With three other professors and a member of the staff, I'm helping to facilitate an Iraq War Discussion Group where I teach. It's an official course, but it's worth only 1/4 of the academic credit usually earned in a course, it's graded on a pass/fail basis, and it meets only once a week. We try to talk about our various responses the war but also to present information about the history of the region (going back to antiquity), the British involvement during and after World War I, and the U.S. involvement in Iraq for decades. Of course we also talk about events, issues, and controversies related to the war as they arise, including those connected to the presidential primaries in the U.S.
Today we talked a bit about the first Gulf War. One of the professors, a political scientist, mentioned that he is reading a book in which a CBS "60 Minutes" interview with then-Secretary of State Madeline Albright is mentioned. The interviewer, Leslie Stahl, first notes that by most estimates, the international sactions against Iraq in the 1990s had directly or indirectly caused the death of an estimated 500,000 Iraqi children.

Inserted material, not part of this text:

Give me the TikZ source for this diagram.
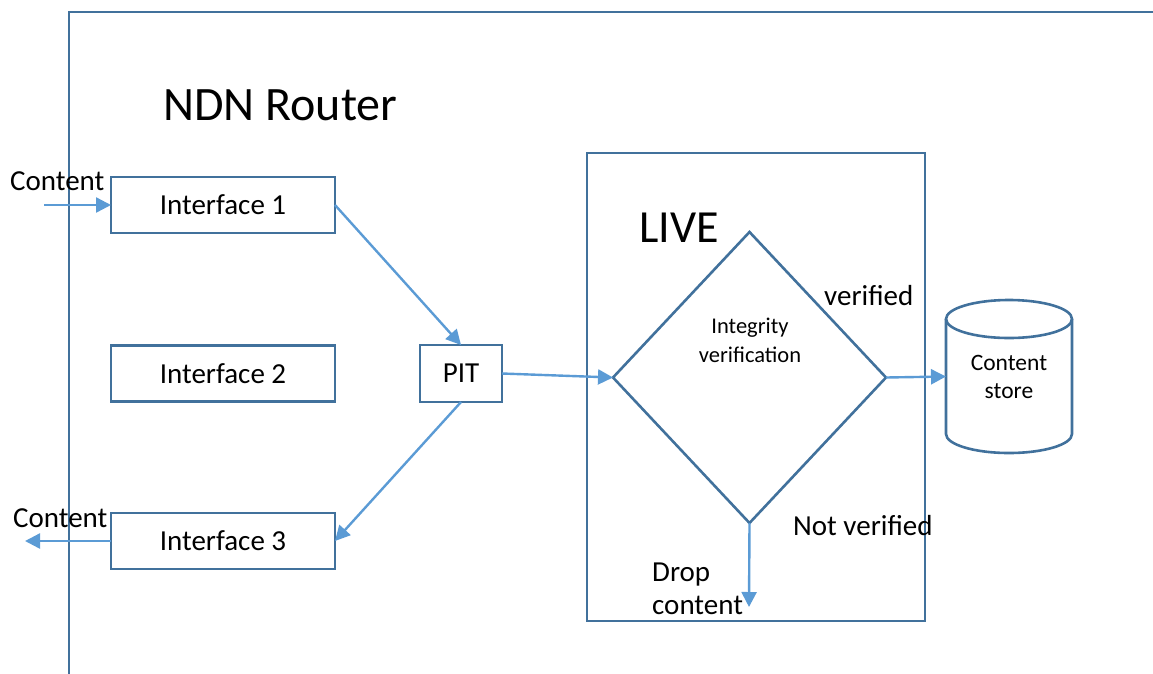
\documentclass[tikz,border=0pt]{standalone}
\usepackage{fontspec}
\setmainfont{Carlito}
\usetikzlibrary{arrows.meta,shapes.geometric}
\definecolor{frameblue}{HTML}{41719C}
\definecolor{arrowblue}{HTML}{5B9BD5}
\begin{document}
\begin{tikzpicture}[x=1pt,y=-1pt,
  box/.style={draw=frameblue,line width=2.6pt,minimum width=224pt,minimum height=56pt,inner sep=0pt,outer sep=0pt,font=\fontsize{29}{33}\selectfont},
  conn/.style={draw=arrowblue,line width=2.4pt,-{Triangle[length=15pt,width=15pt]}},
  lbl/.style={inner sep=0pt,font=\fontsize{29}{33}\selectfont,align=left},
  big/.style={inner sep=0pt,font=\fontsize{46}{50}\selectfont},
  outline/.style={draw=frameblue,line width=2.6pt}]
\useasboundingbox (0,0) rectangle (1153,673);
% router frame
\draw[frameblue,line width=2.6pt] (69,680) -- (69,12) -- (1160,12);
% boxes
\node[box] (if1) at (223,205) {Interface 1};
\node[box] (if2) at (223,373.5) {Interface 2};
\node[box] (if3) at (223,541) {Interface 3};
\node[box,minimum width=82pt,minimum height=57pt] (pit) at (461,373.5) {PIT};
\node[outline,minimum width=338pt,minimum height=468pt,inner sep=0pt,outer sep=0pt] (live) at (756,387) {};
\node[diamond,outline,minimum width=273pt,minimum height=291pt,inner sep=0pt,outer sep=0pt] (iv) at (749.5,377.5) {};
% cylinder
\draw[outline] (946,319) -- (946,434) arc[start angle=180,end angle=360,x radius=63pt,y radius=19pt] -- (1072,319);
\draw[outline] (1009,319) ellipse [x radius=63pt,y radius=19pt];
\node[minimum width=126pt,minimum height=153pt,inner sep=0pt,outer sep=0pt,align=center,font=\fontsize{23.5}{28}\selectfont] (cs) at (1009,376.5) {Content\\store};
% texts
\node[big,anchor=base west,font=\fontsize{48}{52}\selectfont] (title) at (163,120) {NDN Router};
\node[big,anchor=base west] (livet) at (639,242) {LIVE};
\node[lbl,anchor=base west] (cin) at (10,190) {Content};
\node[lbl,anchor=base west] (cout) at (13,527) {Content};
\node[lbl,anchor=base west] (ver) at (824,305) {verified};
\node[lbl,anchor=base west] (nver) at (793,535) {Not verified};
\node[lbl,anchor=base west] (drop) at (652,614) {Drop\\content};
\node[inner sep=0pt,font=\fontsize{22.5}{29}\selectfont,align=center,anchor=base] (ivt) at (750,362) {Integrity\\verification};
% connectors
\coordinate (inS) at (44,205);
\coordinate (outE) at (25,541);
\coordinate (dropE) at (749,607);
\draw[conn] (inS) -- (if1.west);
\draw[conn] (if1.east) -- (pit.north);
\draw[conn] (pit.east) -- (iv.west);
\draw[conn] (pit.south) -- (if3.east);
\draw[conn] (if3.west) -- (outE);
\draw[conn] (iv.east) -- (cs.west);
\draw[conn] (iv.south) -- (dropE);
\end{tikzpicture}
\end{document}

She then asked Madeline Albright if this loss of life was worth what the sanctions were aiming to achieve. The Secretary of State answered, "Yes."
My colleague also mentioned that the U.S. had not only supported Iraq's regime during Iraq's war with Iran but that it had also, essentially, looked the other way while Saddam Hussein used chemical weapons against the Kurds. He suggested that the U.S.'s "looking the other way" (my term, not his) might have contributed to Saddam Hussein's sense that the U.S. would not react to his invading Kuwait--an invasion that led, of course, to the first Gulf War, and later to the sanctions--and ultimately, I suppose, to the current war, for it seems the second president Bush believed he had to finish the war begun by the first presdient Bush. Precisely why the U.S. invaded Iraq the second time, I still don't know. Plausible reasons range from oil to Bush II's need to prove something to trying to introduce American-style capitalistic democracy to the region. Implausible reasons now include the weapons of mass destruction, which did not exist. A reason invented after the fact is that Saddam Hussein was a terrible, murderous dictator. The facts suggest he was indeed that, but Bush, et al., did not at first use that as a reason to start the war. Only after the weapons of mass destruction proved illusory (or always were illusory, as Colin Powell's "testimony" to the U.N. suggested, from the first) did this reason form part of a retroactive argument. There was also an assertion about Iraq's connection to terrorists who attacked the U.S., but that connection proved to be flimsy, at best. A reason to perpetuate the war now advanced (by McCain and others) is that to leave would embolden terrorists who are now in Iraq, but a counter-argument is that the terrorists would not be there if the U.S. hadn't invaded in the first place.
There's no good way to create a transition from these topics to a poetic one, so I will simply and abruptly mention that the site and project, Poets Against the War, is in its 7th year and has accumulated roughly 22,000 poems from around the world, as well as publishing an anthology, supporting politically oppressed writers worldwide, and continuing to express a variety of views against the war in Iraq. The site's main page also points to selected poems it receives each month, and for November 2007, there is mention of a poem by an alum of our university and a former student of mine, Sarah Borsten.
The link to the main page of Poets Against the War is http://www.poetsagainstthewar.org/,
and Sarah's poem is mentioned on the left-hand column.